Key Considerations for a Balance Transfer

  1. Interest Rates and Promotional Periods The primary advantage of a balance transfer is the reduced interest rate. Many New Zealand banks offer 0% interest for an introductory period, typically ranging from six months to two years. It’s crucial to know the duration of this period and the interest rate that will apply once it ends. For example, ANZ offers a 1.99% rate for 24 months, after which the rate increases to 13.90%.
  2. Balance Transfer Fees Some cards charge a balance transfer fee, usually a percentage of the amount transferred. This fee can impact the overall savings from the transfer. For instance, a 1.99% transfer fee on a $10,000 balance would cost $199, reducing the potential savings.
  3. Annual Fees Consider any annual fees associated with the new card. While some cards may waive the fee for the first year, others may charge an ongoing fee that could offset the benefits of the lower interest rate.
  4. Repayment Strategy A balance transfer is most effective when you have a clear plan to pay off the debt within the promotional period. Failing to do so can result in high interest charges once the introductory rate expires.
  5. Eligibility and Restrictions Ensure you meet the eligibility criteria for the balance transfer offer. Most banks require you to transfer debt from a non-affiliated card, meaning you cannot transfer balances between cards from the same bank.

Calculating the Worth of a Balance Transfer

To determine if a balance transfer is worth it, follow these steps:

  1. Calculate Current Interest Costs Determine the interest you are currently paying on your credit card debt. Most credit card interest rates in New Zealand hover around 20% per annum. Use this rate to calculate your current monthly interest cost. Example: For a $10,000 debt at 20% interest, the monthly interest cost is approximately $167.
  2. Estimate Savings with Balance Transfer Calculate the interest you would pay with the balance transfer rate during the promotional period. Subtract any balance transfer fees from the savings. Example: With a 0% interest rate for 12 months and a 1.99% transfer fee, the savings would be $2,004 minus the $199 fee, resulting in $1,805 saved.
  3. Consider Post-Promotional Interest If you cannot pay off the balance within the promotional period, calculate the interest cost at the standard rate for the remaining balance. Compare this to your current interest costs to assess overall savings.
  4. Factor in Fees Add any annual fees or additional charges to the total cost of the balance transfer.
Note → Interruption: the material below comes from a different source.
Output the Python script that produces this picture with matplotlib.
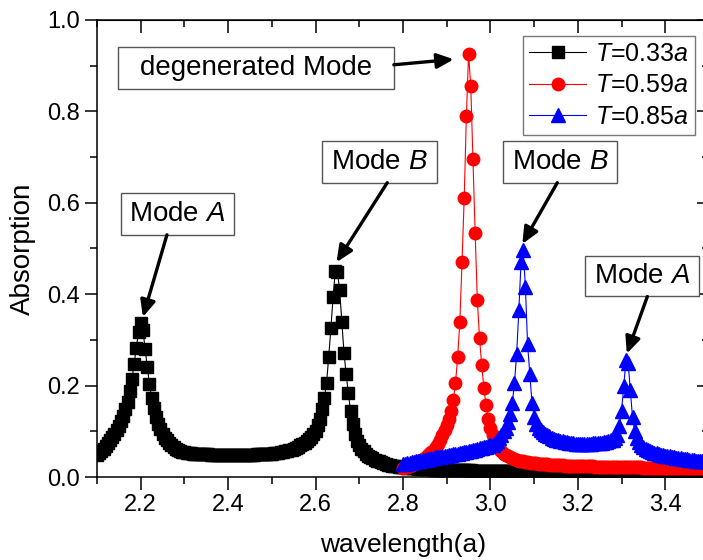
import matplotlib
matplotlib.use('Agg')
import matplotlib.pyplot as plt
from matplotlib.ticker import MultipleLocator
from matplotlib.patches import Rectangle
import numpy as np

plt.rcParams['font.family'] = ['Liberation Sans', 'DejaVu Sans']
plt.rcParams['mathtext.fontset'] = 'custom'
plt.rcParams['mathtext.rm'] = 'Liberation Sans'
plt.rcParams['mathtext.it'] = 'Liberation Sans:italic'

# sampling of the spectra (wavelength in units of a)
wl_step = 0.005
black_start = 2.100
red_start = 2.800
blue_start = 2.800

# T = 0.33a
absorb_033 = [
    0.048, 0.052, 0.056, 0.062, 0.068, 0.074, 0.080, 0.087, 0.094, 0.103,
    0.112, 0.122, 0.134, 0.148, 0.165, 0.188, 0.214, 0.248, 0.283, 0.318,
    0.338, 0.322, 0.280, 0.240, 0.204, 0.172, 0.150, 0.131, 0.116, 0.104,
    0.094, 0.086, 0.080, 0.074, 0.069, 0.065, 0.062, 0.059, 0.057, 0.055,
    0.054, 0.053, 0.052, 0.052, 0.051, 0.051, 0.051, 0.050, 0.050, 0.050,
    0.050, 0.050, 0.049, 0.049, 0.049, 0.049, 0.049, 0.049, 0.049, 0.049,
    0.049, 0.049, 0.049, 0.049, 0.049, 0.049, 0.049, 0.049, 0.049, 0.049,
    0.049, 0.049, 0.049, 0.050, 0.050, 0.050, 0.050, 0.050, 0.051, 0.051,
    0.051, 0.052, 0.052, 0.053, 0.054, 0.055, 0.056, 0.057, 0.058, 0.060,
    0.062, 0.064, 0.066, 0.069, 0.072, 0.075, 0.079, 0.083, 0.088, 0.094,
    0.100, 0.113, 0.128, 0.148, 0.172, 0.205, 0.262, 0.325, 0.393, 0.450,
    0.448, 0.410, 0.340, 0.272, 0.225, 0.183, 0.145, 0.115, 0.094, 0.079,
    0.070, 0.062, 0.056, 0.051, 0.047, 0.044, 0.041, 0.038, 0.036, 0.034,
    0.032, 0.030, 0.029, 0.027, 0.026, 0.025, 0.024, 0.023, 0.022, 0.022,
    0.021, 0.021, 0.020, 0.020, 0.019, 0.019, 0.019, 0.018, 0.018, 0.018,
    0.017, 0.017, 0.017, 0.017, 0.016, 0.016, 0.016, 0.016, 0.016, 0.015,
    0.015, 0.015, 0.015, 0.015, 0.015, 0.015, 0.015, 0.015, 0.015, 0.015,
    0.015, 0.015, 0.014, 0.014, 0.014, 0.014, 0.014, 0.014, 0.014, 0.014,
    0.014, 0.014, 0.014, 0.014, 0.014, 0.013, 0.013, 0.013, 0.013, 0.013,
    0.013, 0.013, 0.013, 0.013, 0.013, 0.013, 0.013, 0.013, 0.013, 0.013,
    0.013, 0.013, 0.013, 0.013, 0.013, 0.012, 0.012, 0.012, 0.012, 0.012,
    0.012, 0.012, 0.012, 0.012, 0.012, 0.012, 0.012, 0.012, 0.012, 0.012,
    0.012, 0.012, 0.012, 0.012, 0.012, 0.012, 0.012, 0.012, 0.012, 0.012,
    0.012, 0.012, 0.012, 0.012, 0.012, 0.011, 0.011, 0.011, 0.011, 0.011,
    0.011, 0.011, 0.011, 0.011, 0.011, 0.011, 0.011, 0.011, 0.011, 0.011,
    0.011, 0.011, 0.011, 0.011, 0.011, 0.011, 0.011, 0.011, 0.011, 0.011,
    0.011, 0.011, 0.011, 0.011, 0.011, 0.010, 0.010, 0.010, 0.010, 0.010,
    0.010, 0.010, 0.010, 0.010, 0.010, 0.010, 0.010, 0.010, 0.010, 0.010,
    0.010,
]

# T = 0.59a
absorb_059 = [
    0.020, 0.021, 0.022, 0.024, 0.026, 0.028, 0.031, 0.033, 0.036, 0.039,
    0.042, 0.046, 0.050, 0.055, 0.060, 0.066, 0.073, 0.081, 0.091, 0.102,
    0.114, 0.128, 0.145, 0.168, 0.205, 0.262, 0.340, 0.470, 0.610, 0.790,
    0.925, 0.856, 0.695, 0.535, 0.388, 0.305, 0.245, 0.195, 0.157, 0.128,
    0.108, 0.092, 0.080, 0.070, 0.062, 0.056, 0.051, 0.048, 0.045, 0.043,
    0.041, 0.039, 0.038, 0.036, 0.035, 0.034, 0.033, 0.032, 0.031, 0.031,
    0.030, 0.030, 0.029, 0.029, 0.028, 0.028, 0.028, 0.027, 0.027, 0.027,
    0.026, 0.026, 0.026, 0.026, 0.025, 0.025, 0.025, 0.025, 0.024, 0.024,
    0.024, 0.024, 0.024, 0.023, 0.023, 0.023, 0.023, 0.023, 0.022, 0.022,
    0.022, 0.022, 0.022, 0.022, 0.021, 0.021, 0.021, 0.021, 0.021, 0.021,
    0.021, 0.021, 0.021, 0.021, 0.021, 0.021, 0.021, 0.021, 0.021, 0.021,
    0.020, 0.020, 0.020, 0.020, 0.020, 0.020, 0.020, 0.020, 0.020, 0.020,
    0.020, 0.020, 0.020, 0.020, 0.020, 0.020, 0.020, 0.020, 0.020, 0.020,
    0.019, 0.019, 0.019, 0.019, 0.019, 0.019, 0.019, 0.019, 0.019, 0.019,
    0.019,
]

# T = 0.85a
absorb_085 = [
    0.028, 0.029, 0.030, 0.031, 0.032, 0.033, 0.034, 0.035, 0.036, 0.037,
    0.038, 0.039, 0.040, 0.041, 0.042, 0.043, 0.043, 0.044, 0.045, 0.046,
    0.047, 0.048, 0.049, 0.050, 0.050, 0.051, 0.052, 0.053, 0.054, 0.055,
    0.056, 0.057, 0.059, 0.060, 0.062, 0.063, 0.064, 0.065, 0.066, 0.067,
    0.069, 0.071, 0.075, 0.079, 0.085, 0.092, 0.100, 0.108, 0.120, 0.137,
    0.162, 0.205, 0.270, 0.365, 0.470, 0.497, 0.416, 0.290, 0.225, 0.163,
    0.132, 0.115, 0.107, 0.102, 0.098, 0.095, 0.092, 0.089, 0.086, 0.084,
    0.082, 0.080, 0.079, 0.078, 0.077, 0.076, 0.075, 0.074, 0.074, 0.073,
    0.073, 0.073, 0.073, 0.073, 0.073, 0.073, 0.073, 0.074, 0.074, 0.074,
    0.075, 0.075, 0.076, 0.077, 0.078, 0.080, 0.082, 0.086, 0.092, 0.112,
    0.145, 0.200, 0.255, 0.250, 0.190, 0.131, 0.100, 0.086, 0.077, 0.071,
    0.066, 0.062, 0.059, 0.057, 0.055, 0.053, 0.052, 0.050, 0.049, 0.048,
    0.047, 0.046, 0.045, 0.044, 0.043, 0.042, 0.041, 0.041, 0.040, 0.039,
    0.039, 0.038, 0.037, 0.037, 0.036, 0.036, 0.035, 0.035, 0.034, 0.034,
    0.033,
]

labels = [r'$\it{T}$=0.33$\it{a}$', r'$\it{T}$=0.59$\it{a}$', r'$\it{T}$=0.85$\it{a}$']

# annotation texts, their boxes (x0, x1, y0, y1) and arrows (start, tip), data coords
note_texts = ['degenerated Mode', r'Mode $\it{A}$', r'Mode $\it{B}$', r'Mode $\it{B}$', r'Mode $\it{A}$']
note_boxes = [
    (2.148, 2.779, 0.849, 0.941),
    (2.154, 2.414, 0.530, 0.621),
    (2.615, 2.877, 0.644, 0.736),
    (3.029, 3.289, 0.644, 0.735),
    (3.216, 3.476, 0.395, 0.484),
]
note_arrows = [
    ((2.779, 0.902), (2.916, 0.914)),
    ((2.260, 0.530), (2.205, 0.350)),
    ((2.764, 0.644), (2.648, 0.470)),
    ((3.153, 0.644), (3.073, 0.510)),
    ((3.359, 0.395), (3.312, 0.270)),
]

x_black = black_start + wl_step * np.arange(len(absorb_033))
x_red = red_start + wl_step * np.arange(len(absorb_059))
x_blue = blue_start + wl_step * np.arange(len(absorb_085))

fig = plt.figure(figsize=(7.03, 5.60), dpi=100)
ax = fig.add_axes([97 / 703, 83 / 560, 612 / 703, 457 / 560])

ax.plot(x_black, absorb_033, '-s', color='black', ms=8, lw=0.8, label=labels[0])
ax.plot(x_red, absorb_059, '-o', color='red', ms=9, lw=0.8, label=labels[1])
ax.plot(x_blue, absorb_085, '-^', color='blue', ms=10, lw=0.8, label=labels[2])

ax.set_xlim(2.1, 3.5)
ax.set_ylim(0, 1.0)
ax.set_xticks(np.arange(2.2, 3.45, 0.2))
ax.set_yticks(np.arange(0, 1.05, 0.2))
ax.xaxis.set_minor_locator(MultipleLocator(0.1))
ax.yaxis.set_minor_locator(MultipleLocator(0.1))
ax.yaxis.set_major_formatter(plt.FormatStrFormatter('%.1f'))
ax.xaxis.set_major_formatter(plt.FormatStrFormatter('%.1f'))
ax.tick_params(which='major', direction='out', length=9, width=1.1, labelsize=17)
ax.tick_params(which='minor', direction='out', length=5, width=1.1)
for s in ax.spines.values():
    s.set_linewidth(1.1)

# mirrored axes with inward ticks
top = ax.secondary_xaxis('top')
top.set_xticks(np.arange(2.2, 3.45, 0.2))
top.xaxis.set_minor_locator(MultipleLocator(0.1))
top.tick_params(which='major', direction='in', length=9, width=1.1, labeltop=False)
top.tick_params(which='minor', direction='in', length=5, width=1.1)
right = ax.secondary_yaxis('right')
right.set_yticks(np.arange(0, 1.05, 0.2))
right.yaxis.set_minor_locator(MultipleLocator(0.1))
right.tick_params(which='major', direction='in', length=9, width=1.1, labelright=False)
right.tick_params(which='minor', direction='in', length=5, width=1.1)

ax.set_xlabel('wavelength(a)', fontsize=19, labelpad=12)
ax.set_ylabel('Absorption', fontsize=20, labelpad=8)

for txt, (x0, x1, y0, y1), (start, tip) in zip(note_texts, note_boxes, note_arrows):
    ax.add_patch(Rectangle((x0, y0), x1 - x0, y1 - y0, fc='white', ec='#555555',
                           lw=1.0, zorder=5))
    ax.text((x0 + x1) / 2, (y0 + y1) / 2, txt, fontsize=20, ha='center',
            va='center', zorder=6)
    ax.annotate('', xy=tip, xytext=start, zorder=6,
                arrowprops=dict(arrowstyle='-|>,head_length=1.0,head_width=0.45',
                                color='black', lw=2.4, shrinkA=0, shrinkB=0))

leg = ax.legend(loc='upper right', bbox_to_anchor=(0.977, 0.966), borderaxespad=0,
                fontsize=18, frameon=True, fancybox=False, edgecolor='#555555',
                handlelength=2.3, handletextpad=0.35, labelspacing=0.3,
                borderpad=0.25)
leg.get_frame().set_linewidth(1.0)
leg.set_zorder(7)

fig.savefig('out.png', dpi=100)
Ensure the savings outweigh these costs.
  5. Evaluate Total Savings Compare the total cost of maintaining your current credit card debt with the cost of the balance transfer, including all fees and post-promotional interest. If the balance transfer results in significant savings, it may be worth pursuing.

Practical Example

Suppose you have a $10,000 credit card debt with a 20% interest rate. You are considering transferring this balance to a card offering 0% interest for 12 months with a 1.99% transfer fee and no annual fee for the first year.

  • Current Interest Cost: $167 per month, $2,004 annually.
  • Transfer Fee: $199.
  • Interest Savings: $2,004 (current interest) – $199 (transfer fee) = $1,805 saved in the first year.

If you can pay off the debt within the 12-month period, the balance transfer is clearly beneficial. However, if you anticipate a remaining balance, calculate the interest cost at the post-promotional rate and reassess the savings.

A balance transfer can be a valuable tool for managing credit card debt, but it’s essential to conduct a thorough analysis to ensure it’s worth it. By considering interest rates, fees, and your repayment strategy, you can make an informed decision that aligns with your financial goals. In New Zealand, where credit card interest rates are typically high, a well-executed balance transfer can lead to significant savings and faster debt repayment. Always read the terms and conditions carefully and consult with a financial adviser if needed to ensure the best outcome for your financial situation.